Con worked for Unesco for most of his working life, it took the family to many places, but they retired in Blonay, to Lotta's house eventually. So to the poem, Territet just by Montreux it had the English church where Con was a church warden, the vicar would often come to Sunday lunch and to be plagued by the ridiculous tricks Marc (Karen's cousin) and Con played on him, false cakes, false poops and jumping mustard pots are the ones I can remember, the vicar strangely enough got quite cross, but you can see Con's very 'englishness' in the way he writes, Lotta on the other hand was Dutch, and very precise in running her household.  There should be a poem by Byron on the Chateau de Chillon, there is a little island opposite which if I remember rightly was given to Queen Victoria, so is English territory...

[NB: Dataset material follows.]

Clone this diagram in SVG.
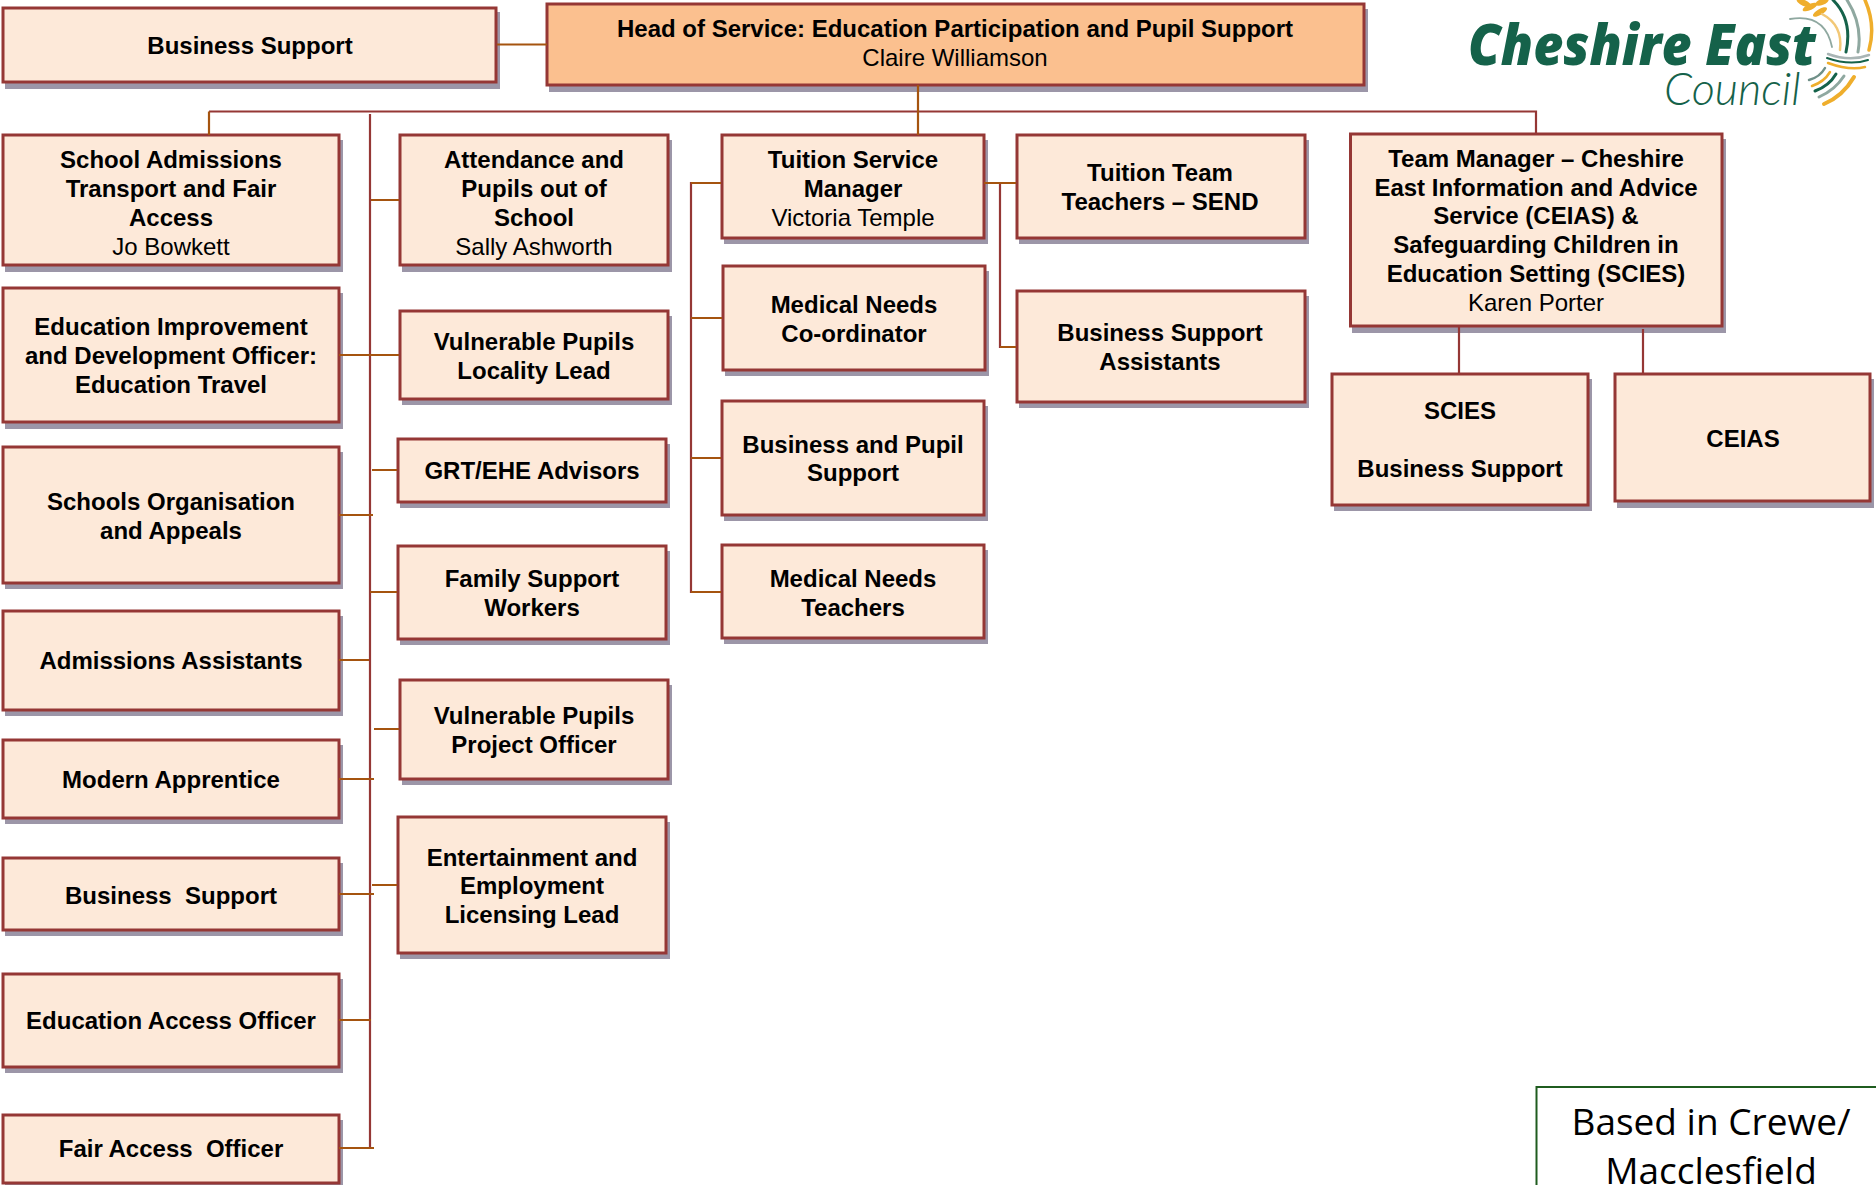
<svg xmlns="http://www.w3.org/2000/svg" width="1876" height="1185" viewBox="0 0 1876 1185">
<defs>
<style>
text{font-family:"Liberation Sans",Arial,sans-serif;font-size:24px;fill:#000;text-anchor:middle}
.b{font-weight:700}
.box{fill:#FDE9D9;stroke:#953735;stroke-width:3}
.head{fill:#FBC08F;stroke:#953735;stroke-width:3}
.sh{fill:#9C96A8;stroke:none}
.o{fill:none;stroke:#A5540F;stroke-width:2.2}
.r{fill:none;stroke:#953735;stroke-width:2.2}
.logo{fill:none;stroke-linecap:round}
</style>
</defs>
<rect width="1876" height="1185" fill="#fff"/>
<g id="n-business-support-top"><rect class="sh" x="5" y="12" width="495" height="77"/><rect class="box" x="3" y="8" width="493" height="74"/><text class="b" x="250" y="54">Business Support</text></g>
<g id="n-head"><rect class="sh" x="549" y="9" width="819" height="83"/><rect class="head" x="547" y="4" width="817" height="81"/><text class="b" x="955" y="37">Head of Service: Education Participation and Pupil Support</text><text x="955" y="66">Claire Williamson</text></g>
<g id="n-school-admissions"><rect class="sh" x="5" y="140" width="338" height="132"/><rect class="box" x="3" y="135" width="336" height="130"/><text class="b" x="171" y="168">School Admissions</text><text class="b" x="171" y="197">Transport and Fair</text><text class="b" x="171" y="226">Access</text><text x="171" y="255">Jo Bowkett</text></g>
<g id="n-education-improvement"><rect class="sh" x="5" y="293" width="338" height="136"/><rect class="box" x="3" y="288" width="336" height="134"/><text class="b" x="171" y="335">Education Improvement</text><text class="b" x="171" y="364">and Development Officer:</text><text class="b" x="171" y="393">Education Travel</text></g>
<g id="n-schools-organisation"><rect class="sh" x="5" y="452" width="338" height="137"/><rect class="box" x="3" y="447" width="336" height="136"/><text class="b" x="171" y="510">Schools Organisation</text><text class="b" x="171" y="539">and Appeals</text></g>
<g id="n-admissions-assistants"><rect class="sh" x="5" y="616" width="338" height="100"/><rect class="box" x="3" y="611" width="336" height="99"/><text class="b" x="171" y="669">Admissions Assistants</text></g>
<g id="n-modern-apprentice"><rect class="sh" x="5" y="745" width="338" height="79"/><rect class="box" x="3" y="740" width="336" height="78"/><text class="b" x="171" y="788">Modern Apprentice</text></g>
<g id="n-business-support-left"><rect class="sh" x="5" y="863" width="338" height="73"/><rect class="box" x="3" y="858" width="336" height="72"/><text class="b" x="171" y="904" xml:space="preserve">Business  Support</text></g>
<g id="n-education-access"><rect class="sh" x="5" y="979" width="338" height="94"/><rect class="box" x="3" y="974" width="336" height="93"/><text class="b" x="171" y="1029">Education Access Officer</text></g>
<g id="n-fair-access"><rect class="sh" x="5" y="1120" width="338" height="65"/><rect class="box" x="3" y="1115" width="336" height="68"/><text class="b" x="171" y="1157" xml:space="preserve">Fair Access  Officer</text></g>
<g id="n-attendance"><rect class="sh" x="402" y="140" width="270" height="132"/><rect class="box" x="400" y="135" width="268" height="130"/><text class="b" x="534" y="168">Attendance and</text><text class="b" x="534" y="197">Pupils out of</text><text class="b" x="534" y="226">School</text><text x="534" y="255">Sally Ashworth</text></g>
<g id="n-vp-locality"><rect class="sh" x="402" y="316" width="270" height="89"/><rect class="box" x="400" y="311" width="268" height="88"/><text class="b" x="534" y="350">Vulnerable Pupils</text><text class="b" x="534" y="379">Locality Lead</text></g>
<g id="n-grt"><rect class="sh" x="400" y="444" width="270" height="64"/><rect class="box" x="398" y="439" width="268" height="63"/><text class="b" x="532" y="479">GRT/EHE Advisors</text></g>
<g id="n-family-support"><rect class="sh" x="400" y="551" width="270" height="94"/><rect class="box" x="398" y="546" width="268" height="93"/><text class="b" x="532" y="587">Family Support</text><text class="b" x="532" y="616">Workers</text></g>
<g id="n-vp-project"><rect class="sh" x="402" y="685" width="270" height="100"/><rect class="box" x="400" y="680" width="268" height="99"/><text class="b" x="534" y="724">Vulnerable Pupils</text><text class="b" x="534" y="753">Project Officer</text></g>
<g id="n-entertainment"><rect class="sh" x="400" y="822" width="270" height="137"/><rect class="box" x="398" y="817" width="268" height="136"/><text class="b" x="532" y="866">Entertainment and</text><text class="b" x="532" y="894">Employment</text><text class="b" x="532" y="923">Licensing Lead</text></g>
<g id="n-tuition-manager"><rect class="sh" x="724" y="140" width="264" height="104"/><rect class="box" x="722" y="135" width="262" height="103"/><text class="b" x="853" y="168">Tuition Service</text><text class="b" x="853" y="197">Manager</text><text x="853" y="226">Victoria Temple</text></g>
<g id="n-medical-coordinator"><rect class="sh" x="725" y="271" width="264" height="105"/><rect class="box" x="723" y="266" width="262" height="104"/><text class="b" x="854" y="313">Medical Needs</text><text class="b" x="854" y="342">Co-ordinator</text></g>
<g id="n-business-pupil"><rect class="sh" x="724" y="406" width="264" height="115"/><rect class="box" x="722" y="401" width="262" height="114"/><text class="b" x="853" y="453">Business and Pupil</text><text class="b" x="853" y="481">Support</text></g>
<g id="n-medical-teachers"><rect class="sh" x="724" y="550" width="264" height="94"/><rect class="box" x="722" y="545" width="262" height="93"/><text class="b" x="853" y="587">Medical Needs</text><text class="b" x="853" y="616">Teachers</text></g>
<g id="n-tuition-team"><rect class="sh" x="1019" y="140" width="290" height="104"/><rect class="box" x="1017" y="135" width="288" height="103"/><text class="b" x="1160" y="181">Tuition Team</text><text class="b" x="1160" y="210">Teachers – SEND</text></g>
<g id="n-bsa"><rect class="sh" x="1019" y="296" width="290" height="112"/><rect class="box" x="1017" y="291" width="288" height="111"/><text class="b" x="1160" y="341">Business Support</text><text class="b" x="1160" y="370">Assistants</text></g>
<g id="n-team-manager"><rect class="sh" x="1352" y="139" width="374" height="194"/><rect class="box" x="1350.500" y="134" width="371.500" height="192"/><text class="b" x="1536" y="167">Team Manager – Cheshire</text><text class="b" x="1536" y="196">East Information and Advice</text><text class="b" x="1536" y="224">Service (CEIAS) &amp;</text><text class="b" x="1536" y="253">Safeguarding Children in</text><text class="b" x="1536" y="282">Education Setting (SCIES)</text><text x="1536" y="311">Karen Porter</text></g>
<g id="n-scies"><rect class="sh" x="1334" y="379" width="258" height="132"/><rect class="box" x="1332" y="374" width="256" height="131"/><text class="b" x="1460" y="419">SCIES</text><text class="b" x="1460" y="477">Business Support</text></g>
<g id="n-ceias"><rect class="sh" x="1617" y="379" width="257" height="129"/><rect class="box" x="1615" y="374" width="255" height="127"/><text class="b" x="1743" y="447">CEIAS</text></g>
<g id="n-note"><rect x="1536.500" y="1087" width="360" height="120" fill="#fff" stroke="#1F5C1F" stroke-width="2"/><text style="font-family:'Open Sans',sans-serif;font-size:37px" x="1711" y="1135">Based in Crewe/</text><text style="font-family:'Open Sans',sans-serif;font-size:37px" x="1711" y="1184">Macclesfield</text></g>
<g id="connectors">
<path class="r" d="M209 111.5H1536V134"/>
<path class="o" d="M209 111.5V135M497 44.5H547M918 85V135"/>
<path class="r" d="M370 114V1148"/>
<path class="o" d="M371 200H399M339 355H399M372 470H397M339 515H373M370 592H397M339 660H369M374 729H399M339 779H374M372 885H397M339 894H374M339 1020H371M339 1148H374"/>
<path class="r" d="M721 183H691V592H721"/>
<path class="o" d="M691 183H721M691 318H722M691 458H721M691 592H721"/>
<path class="r" d="M1000 183V347H1016"/>
<path class="o" d="M984 183H1016M1000 347H1016"/>
<path class="r" d="M1459 327V374M1643 329V374"/>
</g>
<g id="logo">
<text style="font-family:'Open Sans',sans-serif;font-size:56px;font-weight:800;font-style:italic;fill:#15624A;text-anchor:start" x="1468" y="65" textLength="348" lengthAdjust="spacingAndGlyphs">Cheshire East</text>
<text style="font-family:'Lato',sans-serif;font-size:45px;font-weight:300;font-style:italic;fill:#15624A;text-anchor:start" x="1664" y="105">Council</text>
<g fill="#EFAE2C"><ellipse cx="1804" cy="3" rx="8" ry="3" transform="rotate(25 1804 3)"/><ellipse cx="1810" cy="7" rx="8" ry="3" transform="rotate(-25 1810 7)"/><ellipse cx="1820" cy="12" rx="8" ry="3" transform="rotate(-30 1820 12)"/><ellipse cx="1822" cy="2" rx="7" ry="3" transform="rotate(-20 1822 2)"/></g>
<path class="logo" stroke="#8FA8A0" stroke-width="1.800" d="M1790 19Q1825 13 1832 47"/>
<path class="logo" stroke="#F2C877" stroke-width="2.500" d="M1822 14Q1843 25 1840 50"/>
<path class="logo" stroke="#15624A" stroke-width="3" d="M1833 0Q1853 20 1846 52"/>
<path class="logo" stroke="#8FA8A0" stroke-width="3" d="M1847 0Q1863 25 1858 52"/>
<path class="logo" stroke="#EFAE2C" stroke-width="3.500" d="M1865 0Q1876 25 1869 50"/>
<path class="logo" stroke="#A9B5B5" stroke-width="2.500" d="M1828 54Q1850 62 1869 55"/>
<path class="logo" stroke="#15624A" stroke-width="2" d="M1827 58Q1850 66 1868 60"/>
<path class="logo" stroke="#EFAE2C" stroke-width="2.500" d="M1828 63Q1850 71 1865 67"/>
<path class="logo" stroke="#6F9088" stroke-width="2.500" d="M1809 80Q1820 77 1825 68"/>
<path class="logo" stroke="#EFAE2C" stroke-width="2.500" d="M1812 86Q1824 82 1830 72"/>
<path class="logo" stroke="#15624A" stroke-width="3" d="M1815 91Q1829 86 1836 74"/>
<path class="logo" stroke="#8FA8A0" stroke-width="3" d="M1819 97Q1835 90 1844 76"/>
<path class="logo" stroke="#EFAE2C" stroke-width="4" d="M1824 104Q1843 96 1854 77"/>
</g>
</svg>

The Tourist's Lament by C.J.Opper

A rainy evening in Vevey,
Fills me with intense dismay,
The faded splendours of Montreux
Leave me feeling rather blue;
And if we must stick to verity,
I don't go overboard on Territet.
And, I must say,
Whoever got hooked on La Tour de Peilz?
For Corsier, Blonay, Chebres and Corseaux,
I'm unequally unmoved or even more so;
If there's a place I'd rather not be on
Its the top of the tower of the Chateau de Chillon.
In Southend they would'nt have the cheek to serve,
That cupper tea we got at Villeneuve
We got fish and chips just beside the church
But you have to ask for fillet de perche.
So..... you just ask your mother why we're here,

When we might have been on Wigan Pier.

1 comment:

  1. Both you and I have a lifetime of memories to call on Thelma - some sad, some happy - but all of them just part of life's rich pattern.